Hitchcock’s Villains: Murderers, Maniacs And Mother Issues Review

Authors: Eric San Juan and Jim McDevitt.

villains coverSome of the most colourful villains in cinema’s rich history have been those in Hitchcock films. Think Robert Walker as the rather campy and thinly veiled homosexual Bruno Anthony (Robert Walker) in Strangers on a Train (1951) or Norman Bates (Anthony Perkins) in Psycho (1960). It is perhaps a little hard to imagine today what a different kind of ‘villain’ that Norman Bates was – there had been no one like him before. He did not fit into the archetype of snarling monster villain or ruthless killer; he was far more complex drawing on deep rooted psychoanalysis to draw him out. At the heart of this was the mother issue – that it was not Norman but the part of his brain that was controlled by his ‘mother’ that was killing.

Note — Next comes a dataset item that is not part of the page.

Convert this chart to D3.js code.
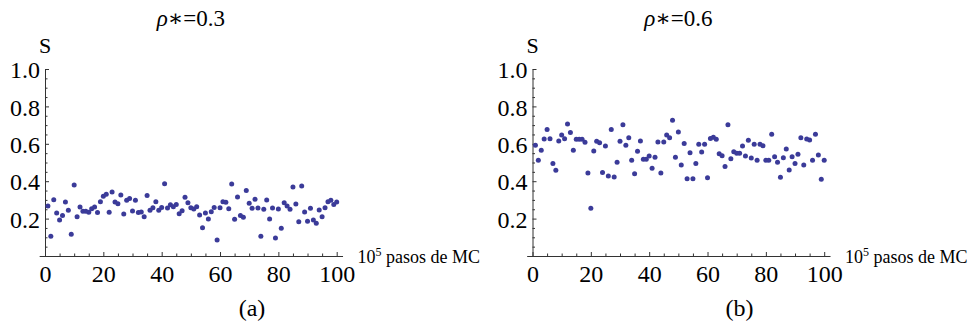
<!DOCTYPE html>
<html>
<head>
<meta charset="utf-8">
<script src="https://cdn.jsdelivr.net/npm/d3@7"></script>
<style>
  body { margin: 0; background: #fff; }
  svg text { font-family: "Liberation Serif", "Times New Roman", Times, "DejaVu Serif", "Noto Serif", serif !important; fill: #000; }
</style>
</head>
<body>
<svg id="chart" width="977" height="328"></svg>
<script>
// MC steps (in units of 10^5)
const pasos = d3.range(1, 101);

// S for rho* = 0.3
const sRho03 = [
  0.267, 0.105, 0.301, 0.23, 0.193, 0.216, 0.289, 0.244, 0.116, 0.38,
  0.21, 0.262, 0.239, 0.239, 0.234, 0.253, 0.262, 0.232, 0.29, 0.319,
  0.33, 0.234, 0.342, 0.289, 0.28, 0.326, 0.225, 0.298, 0.307, 0.24,
  0.298, 0.232, 0.235, 0.21, 0.324, 0.244, 0.258, 0.29, 0.244, 0.26,
  0.387, 0.257, 0.274, 0.264, 0.276, 0.226, 0.242, 0.314, 0.285, 0.258,
  0.251, 0.264, 0.219, 0.151, 0.23, 0.198, 0.237, 0.26, 0.086, 0.258,
  0.29, 0.287, 0.253, 0.385, 0.196, 0.316, 0.216, 0.207, 0.35, 0.282,
  0.255, 0.303, 0.257, 0.105, 0.25, 0.3, 0.198, 0.257, 0.096, 0.251,
  0.148, 0.285, 0.267, 0.25, 0.369, 0.278, 0.183, 0.374, 0.235, 0.186,
  0.255, 0.193, 0.175, 0.246, 0.21, 0.258, 0.29, 0.298, 0.276, 0.289
];

// S for rho* = 0.6
const sRho06 = [
  0.592, 0.512, 0.565, 0.626, 0.676, 0.627, 0.494, 0.458, 0.615, 0.647,
  0.627, 0.706, 0.661, 0.565, 0.624, 0.624, 0.624, 0.608, 0.444, 0.255,
  0.561, 0.613, 0.606, 0.446, 0.588, 0.428, 0.677, 0.422, 0.501, 0.613,
  0.702, 0.592, 0.633, 0.512, 0.44, 0.56, 0.615, 0.517, 0.517, 0.535,
  0.469, 0.528, 0.61, 0.444, 0.61, 0.647, 0.633, 0.726, 0.528, 0.663,
  0.487, 0.601, 0.413, 0.552, 0.413, 0.494, 0.597, 0.556, 0.597, 0.419,
  0.629, 0.635, 0.624, 0.547, 0.536, 0.478, 0.702, 0.52, 0.558, 0.549,
  0.549, 0.588, 0.535, 0.619, 0.524, 0.597, 0.512, 0.597, 0.59, 0.512,
  0.512, 0.651, 0.531, 0.501, 0.421, 0.526, 0.572, 0.46, 0.531, 0.494,
  0.544, 0.633, 0.487, 0.626, 0.62, 0.512, 0.651, 0.54, 0.41, 0.512
];

const xTicks = [0, 20, 40, 60, 80, 100];
const xMinor = [5, 10, 15, 25, 30, 35, 45, 50, 55, 65, 70, 75, 85, 90, 95];
const yTicks = [0.2, 0.4, 0.6, 0.8, 1.0];
const yMinor = [0.05, 0.1, 0.15, 0.25, 0.3, 0.35, 0.45, 0.5, 0.55, 0.65, 0.7, 0.75, 0.85, 0.9, 0.95];

const titles = ["0.3", "0.6"];
const tags = ["(a)", "(b)"];
const series = [sRho03, sRho06];

const svg = d3.select("#chart");
const unit = 2.917;           // px per step
const origins = [45, 532.5];  // x pixel of step 0 in each panel
const dotColor = "#3b3b99";
const axisColor = "#333";

series.forEach((vals, k) => {
  const x0 = origins[k];
  const x = d3.scaleLinear().domain([-2, 102]).range([x0 - 2 * unit, x0 + 102 * unit]);
  const y = d3.scaleLinear().domain([0, 1]).range([256, 69]);
  const g = svg.append("g");

  // x axis (ticks point inward)
  const xa = g.append("g")
    .attr("transform", `translate(0,${y(0)})`)
    .call(d3.axisBottom(x).tickValues(xTicks).tickSizeInner(-4).tickSizeOuter(0).tickPadding(9)
      .tickFormat(d3.format("d")));
  xa.attr("font-family", null);
  xa.selectAll("text").attr("font-size", 24);
  xa.select(".domain").attr("stroke", axisColor);
  xa.selectAll(".tick line").attr("stroke", axisColor);

  g.append("g")
    .attr("transform", `translate(0,${y(0)})`)
    .call(d3.axisBottom(x).tickValues(xMinor).tickSize(-2.5).tickFormat(""))
    .call(s => s.select(".domain").remove())
    .selectAll(".tick line").attr("stroke", axisColor);

  // y axis
  const ya = g.append("g")
    .attr("transform", `translate(${x(0)},0)`)
    .call(d3.axisLeft(y).tickValues(yTicks).tickSizeInner(-4).tickSizeOuter(0).tickPadding(5)
      .tickFormat(d3.format(".1f")));
  ya.attr("font-family", null);
  ya.selectAll("text").attr("font-size", 24).attr("dy", "0.36em");
  ya.select(".domain").attr("stroke", axisColor);
  ya.selectAll(".tick line").attr("stroke", axisColor);

  g.append("g")
    .attr("transform", `translate(${x(0)},0)`)
    .call(d3.axisLeft(y).tickValues(yMinor).tickSize(-2.5).tickFormat(""))
    .call(s => s.select(".domain").remove())
    .selectAll(".tick line").attr("stroke", axisColor);

  // points
  g.append("g").selectAll("circle")
    .data(vals)
    .enter().append("circle")
    .attr("cx", (d, i) => x(pasos[i]))
    .attr("cy", d => y(d))
    .attr("r", 2.5)
    .attr("fill", dotColor);

  // title
  const t = g.append("text")
    .attr("x", x(50))
    .attr("y", 26)
    .attr("text-anchor", "middle")
    .attr("font-size", 23);
  t.append("tspan").attr("font-style", "italic").text("ρ");
  t.append("tspan").text("∗=" + titles[k]);

  // y label
  g.append("text")
    .attr("x", x(0))
    .attr("y", 53)
    .attr("text-anchor", "middle")
    .attr("font-size", 22)
    .text("S");

  // x label
  const xl = g.append("text")
    .attr("x", x(102) + 15)
    .attr("y", 263)
    .attr("font-size", 18);
  xl.append("tspan").text("10");
  xl.append("tspan").attr("dy", -7).attr("font-size", 12).text("5");
  xl.append("tspan").attr("dy", 7).text(" pasos de MC");

  // panel tag
  g.append("text")
    .attr("x", x0 + 207)
    .attr("y", 316)
    .attr("text-anchor", "middle")
    .attr("font-size", 24)
    .text(tags[k]);
});
</script>
</body>
</html>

Grouping the nine films singled out for detailed discussion there is a clear thread and pattern that runs through nearly all of them. The films studied span throughout his career: the terrorist family man Karl Anton Verloc in Sabotage (1936), Uncle Charlie, the alleged Merry Widow murderer who hides out with his middle American family in Shadow of a Doubt (1943), Alexander Sebastian the renegade Nazi living in Brazil in Notorious (1946), the two student killers who murder for the experience and kicks in Rope (1948), the aforementioned twisted Bruno Anthony in Strangers on a Train, the wealthy fifth columnist Phillip Vandamm in North by Northwest (1959), Norman Bates in Psycho (1960), the violent rapist tie strangler Bob Rusk in Frenzy (1972), Hitch’s last masterpiece and most controversial of all is Scottie Ferguson in Vertigo (1958), who one can argue that he was a villain at all, but the authors seem to be under no doubt. Looking at all these films together the links become clearer with on many occasions the mother being at the heart of it all – whether she be domineering or molly coddles her offspring. With Psycho it’s clear: overbearing mother brings Norman up sheltered from women, tells him that they are evil and their flesh is sinful. Years before she is killed in a fit of rage by Norman who then preserves her as though she were still the dominating force in his life. The mother in Notorious works in the same way and is perhaps the most snarling villain in the entire film. For Bruno Anthony’s mother she is the opposite pampers to every one of her capricious son’s demands much to the chagrin of Bruno’s father (who Bruno wants to have killed off).

Throughout the book the author’s try to link up what we know of Hitchcock’s personality and the villains themselves. This can be dangerous territory. At one point the authors are labelling Hitchcock biographer of some sometimes gossipy tabloid readings of Hitchcock and yet on the other hand they are trying to compare Hitchcock’s mother issues in his films with the close, not untypical of the time strange relationship he had with his own mother. Psycho-biography is always an interesting read but can be presumptuous rather than fact based. It’s duly noted that despite the Master’s own admission of impotence the authors are reluctant to make the distinction with the sexual kicks Bob Rusk gets from killing in Frenzy. They certainly make the comparisons with Claude Rains’ Alex in Notorious and Scottie in Vertigo with his obsession for one woman. It was well publicized that Hitchcock had an infatuation bordering on obsession with many of his (blonde) leading ladies including Grace Kelly and Vera Miles before most famously reaching a disastrous head with Tippi Hedren star of The Birds (1963) and Marnie (1964) –  two other films it is noted have very strong mother issues.